Un día conversando con el buzo de la cuadra donde vivo, me
confesó que su
sueño y el de cualquier otro homólogo suyo, era encontrar
una cartera
repleta de dólares en las oscuras entrañas de un escombrero.
Pero que el colmo de su labor, y ello resultaba frecuente, era toparse
con una
jabita de nylon elegante en un barrio de gente pudiente, que en
lugar de
contener algo de valor, esté llena de mierda humana.

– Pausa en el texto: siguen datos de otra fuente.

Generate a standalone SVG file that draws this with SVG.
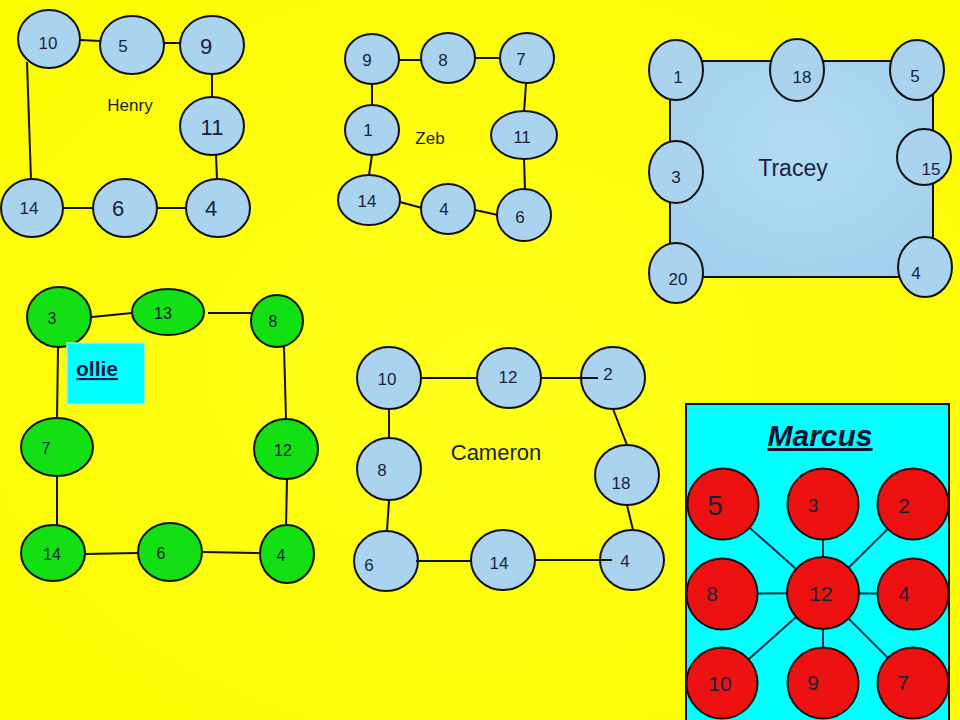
<svg xmlns="http://www.w3.org/2000/svg" width="960" height="720" viewBox="0 0 960 720">
<defs>
<radialGradient id="bg" cx="50%" cy="50%" r="70%">
<stop offset="0" stop-color="#ffff1a"/>
<stop offset="1" stop-color="#fbfb00"/>
</radialGradient>
<radialGradient id="tr" cx="50%" cy="40%" r="70%">
<stop offset="0" stop-color="#b2dcf4"/>
<stop offset="1" stop-color="#a2cfec"/>
</radialGradient>
</defs>
<style>
text{font-family:"Liberation Sans",Arial,sans-serif;fill:#1b1f3a;text-anchor:middle}
.b{fill:#a9d3ef;stroke:#111;stroke-width:2}
.g{fill:#12e012;stroke:#111;stroke-width:2}
.r{fill:#ee1111;stroke:#111;stroke-width:2}
.e line{stroke:#111;stroke-width:2}
.m line{stroke:#14324a;stroke-width:2}
.s{font-size:17px}
.L{font-size:22px}
.o{font-size:16px}
.mk{font-size:21px}
</style>
<rect width="960" height="720" fill="url(#bg)"/>

<!-- Henry -->
<g id="henry-edges" class="e">
<line x1="80" y1="40" x2="100" y2="41"/>
<line x1="163" y1="43" x2="180" y2="43"/>
<line x1="212" y1="74" x2="212" y2="97"/>
<line x1="216" y1="155" x2="217" y2="180"/>
<line x1="157" y1="208" x2="186" y2="208"/>
<line x1="63" y1="208" x2="93" y2="208"/>
<line x1="27" y1="62" x2="31" y2="180"/>
</g>
<g id="henry-10"><ellipse class="b" cx="49" cy="39" rx="31" ry="29"/><text class="s" x="48" y="49">10</text></g>
<g id="henry-5"><ellipse class="b" cx="132" cy="45" rx="32" ry="29"/><text class="s" x="123" y="52">5</text></g>
<g id="henry-9"><ellipse class="b" cx="212" cy="45" rx="32" ry="29"/><text class="L" x="206" y="54">9</text></g>
<g id="henry-11"><ellipse class="b" cx="212" cy="126" rx="32" ry="29"/><text class="L" x="212" y="135">11</text></g>
<g id="henry-4"><ellipse class="b" cx="218" cy="208" rx="32" ry="29"/><text class="L" x="211" y="216">4</text></g>
<g id="henry-6"><ellipse class="b" cx="125" cy="208" rx="32" ry="29"/><text class="L" x="118" y="216">6</text></g>
<g id="henry-14"><ellipse class="b" cx="32" cy="208" rx="31" ry="29"/><text class="s" x="29" y="214">14</text></g>
<text class="s" x="130" y="111">Henry</text>

<!-- Zeb -->
<g id="zeb-edges" class="e">
<line x1="399" y1="60" x2="421" y2="60"/>
<line x1="474" y1="58" x2="500" y2="58"/>
<line x1="526" y1="84" x2="524" y2="112"/>
<line x1="372" y1="84" x2="372" y2="104"/>
<line x1="372" y1="155" x2="369" y2="175"/>
<line x1="400" y1="202" x2="422" y2="208"/>
<line x1="475" y1="210" x2="498" y2="215"/>
<line x1="524" y1="159" x2="525" y2="190"/>
</g>
<g id="zeb-9"><ellipse class="b" cx="372" cy="59" rx="27" ry="25"/><text class="s" x="367" y="66">9</text></g>
<g id="zeb-8"><ellipse class="b" cx="448" cy="58" rx="27" ry="25"/><text class="s" x="443" y="66">8</text></g>
<g id="zeb-7"><ellipse class="b" cx="527" cy="58" rx="27" ry="25"/><text class="s" x="521" y="65">7</text></g>
<g id="zeb-1"><ellipse class="b" cx="372" cy="130" rx="27" ry="25"/><text class="s" x="368" y="136">1</text></g>
<g id="zeb-11"><ellipse class="b" cx="524" cy="135" rx="33" ry="24"/><text class="s" x="522" y="143">11</text></g>
<g id="zeb-14"><ellipse class="b" cx="369" cy="200" rx="31" ry="25"/><text class="s" x="367" y="207">14</text></g>
<g id="zeb-4"><ellipse class="b" cx="448" cy="209" rx="27" ry="25"/><text class="s" x="444" y="215">4</text></g>
<g id="zeb-6"><ellipse class="b" cx="524" cy="215" rx="27" ry="26"/><text class="s" x="520" y="223">6</text></g>
<text class="s" x="430" y="144">Zeb</text>

<!-- Tracey -->
<g id="tracey-area"><rect x="670" y="61" width="263" height="216" fill="url(#tr)" stroke="#111" stroke-width="2"/><text x="793" y="176" style="font-size:23px">Tracey</text></g>
<g id="tracey-1"><ellipse class="b" cx="676" cy="70" rx="27" ry="30"/><text class="s" x="678" y="83">1</text></g>
<g id="tracey-18"><ellipse class="b" cx="797" cy="70" rx="27" ry="31"/><text class="s" x="802" y="83">18</text></g>
<g id="tracey-5"><ellipse class="b" cx="917" cy="70" rx="27" ry="30"/><text class="s" x="915" y="82">5</text></g>
<g id="tracey-3"><ellipse class="b" cx="676" cy="172" rx="27" ry="31"/><text class="s" x="676" y="183">3</text></g>
<g id="tracey-15"><ellipse class="b" cx="924" cy="157" rx="27" ry="28"/><text class="s" x="931" y="175">15</text></g>
<g id="tracey-20"><ellipse class="b" cx="676" cy="273" rx="27" ry="30"/><text class="s" x="678" y="285">20</text></g>
<g id="tracey-4"><ellipse class="b" cx="925" cy="267" rx="27" ry="30"/><text class="s" x="916" y="279">4</text></g>

<!-- ollie -->
<g id="ollie-edges" class="e">
<line x1="92" y1="317" x2="132" y2="313"/>
<line x1="208" y1="313" x2="251" y2="313"/>
<line x1="58" y1="348" x2="57" y2="418"/>
<line x1="284" y1="347" x2="286" y2="419"/>
<line x1="57" y1="477" x2="57" y2="525"/>
<line x1="287" y1="479" x2="286" y2="527"/>
<line x1="85" y1="554" x2="138" y2="553"/>
<line x1="202" y1="552" x2="260" y2="553"/>
</g>
<g id="ollie-3"><ellipse class="g" cx="59" cy="317" rx="32" ry="30"/><text class="o" x="52" y="324">3</text></g>
<g id="ollie-13"><ellipse class="g" cx="168" cy="312" rx="36" ry="23"/><text class="o" x="163" y="319">13</text></g>
<g id="ollie-8"><ellipse class="g" cx="277" cy="321" rx="26" ry="26"/><text class="o" x="273" y="327">8</text></g>
<g id="ollie-7"><ellipse class="g" cx="57" cy="447" rx="36" ry="29"/><text class="o" x="46" y="454">7</text></g>
<g id="ollie-12"><ellipse class="g" cx="286" cy="449" rx="32" ry="30"/><text class="o" x="283" y="456">12</text></g>
<g id="ollie-14"><ellipse class="g" cx="53" cy="553" rx="32" ry="28"/><text class="o" x="52" y="560">14</text></g>
<g id="ollie-6"><ellipse class="g" cx="170" cy="552" rx="32" ry="29"/><text class="o" x="161" y="559">6</text></g>
<g id="ollie-4"><ellipse class="g" cx="287" cy="554" rx="27" ry="29"/><text class="o" x="281" y="561">4</text></g>
<g id="ollie-label"><rect x="67" y="343" width="78" height="61" fill="#00ffff" stroke="#c8e8a0" stroke-width="1.5"/><text x="76" y="376" style="font-size:21px;font-weight:bold;text-anchor:start;text-decoration:underline;fill:#0d1a4a">ollie</text></g>

<!-- Cameron -->
<g id="cameron-10"><ellipse class="b" cx="389" cy="378" rx="32" ry="31"/><text class="s" x="387" y="385">10</text></g>
<g id="cameron-12"><ellipse class="b" cx="509" cy="378" rx="32" ry="30"/><text class="s" x="508" y="383">12</text></g>
<g id="cameron-2"><ellipse class="b" cx="613" cy="378" rx="32" ry="31"/><text class="s" x="608" y="380">2</text></g>
<g id="cameron-8"><ellipse class="b" cx="389" cy="469" rx="32" ry="31"/><text class="s" x="382" y="476">8</text></g>
<g id="cameron-18"><ellipse class="b" cx="627" cy="475" rx="32" ry="30"/><text class="s" x="621" y="489">18</text></g>
<g id="cameron-6"><ellipse class="b" cx="386" cy="561" rx="32" ry="30"/><text class="s" x="369" y="571">6</text></g>
<g id="cameron-14"><ellipse class="b" cx="503" cy="560" rx="32" ry="30"/><text class="s" x="499" y="569">14</text></g>
<g id="cameron-4"><ellipse class="b" cx="632" cy="560" rx="32" ry="30"/><text class="s" x="625" y="567">4</text></g>
<g id="cameron-edges" class="e">
<line x1="420" y1="378" x2="477" y2="378"/>
<line x1="541" y1="378" x2="598" y2="378"/>
<line x1="613" y1="409" x2="627" y2="445"/>
<line x1="627" y1="505" x2="633" y2="530"/>
<line x1="389" y1="409" x2="389" y2="438"/>
<line x1="389" y1="500" x2="387" y2="531"/>
<line x1="416" y1="561" x2="471" y2="561"/>
<line x1="535" y1="560" x2="612" y2="560"/>
</g>
<text x="496" y="460" style="font-size:22px">Cameron</text>

<!-- Marcus -->
<g id="marcus-panel"><rect x="686" y="404" width="263" height="320" fill="#00ffff" stroke="#111" stroke-width="2"/><text x="820" y="446" style="font-size:30px;font-weight:bold;font-style:italic;text-decoration:underline;fill:#0d1430">Marcus</text></g>
<g id="marcus-edges" class="m">
<line x1="823" y1="593" x2="723" y2="504"/>
<line x1="823" y1="593" x2="823" y2="504"/>
<line x1="823" y1="593" x2="913" y2="504"/>
<line x1="823" y1="593" x2="722" y2="594"/>
<line x1="823" y1="593" x2="913" y2="594"/>
<line x1="823" y1="593" x2="722" y2="683"/>
<line x1="823" y1="593" x2="823" y2="683"/>
<line x1="823" y1="593" x2="913" y2="683"/>
</g>
<g id="marcus-5"><circle class="r" cx="723" cy="504" r="35.5"/><text x="715" y="515" style="font-size:28px">5</text></g>
<g id="marcus-3"><circle class="r" cx="823" cy="504" r="35.5"/><text x="813" y="512" style="font-size:19px">3</text></g>
<g id="marcus-2"><circle class="r" cx="913" cy="504" r="35.5"/><text class="mk" x="904" y="513">2</text></g>
<g id="marcus-8"><circle class="r" cx="722" cy="594" r="35.5"/><text class="mk" x="712" y="601">8</text></g>
<g id="marcus-12"><circle class="r" cx="823" cy="593" r="36"/><text class="mk" x="821" y="601">12</text></g>
<g id="marcus-4"><circle class="r" cx="913" cy="594" r="35.5"/><text class="mk" x="904" y="601">4</text></g>
<g id="marcus-10"><circle class="r" cx="722" cy="683" r="35.5"/><text class="mk" x="720" y="691">10</text></g>
<g id="marcus-9"><circle class="r" cx="823" cy="683" r="35.5"/><text class="mk" x="813" y="690">9</text></g>
<g id="marcus-7"><circle class="r" cx="913" cy="683" r="35.5"/><text class="mk" x="903" y="690">7</text></g>
</svg>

Es bien dura la vida de este personaje. A diferencia del que conocí
hace
medio siglo atrás y que procuraba salcocho para cebar cerdos
y alguna sobra
de tasajo de Montevideo o bacalao noruego para consumo propio, el
de hoy
día no procura tanto los escasos residuos de picadillo de
soya y caldo de
chícharos. Su atención se centra, mayormente, en los
diversos tarecos,
desperdicios y trebejos contenidos en el depósito de basura
a los cuales se
les puede restituir su utilidad con un saldo de beneficio para él
y para la
población.
Indiferentes para el transeúnte durante el día y prefiriendo
las sombras de la
noche para su trabajo útil, decente y honrado que le oculte
de la animosidad
policial; a veces afectados en la piel y en las vías respiratorias,
se les ve entre latones de basura. Como cualquier otro cubano, pero
tal vez
con más razones, los veo mirar al cielo patrio con un hilo
de esperanza pues
nadie mejor que ellos, por estar tan cercanos al dolor, para intuir
que algo
grande y poderoso se aproxima al horizonte.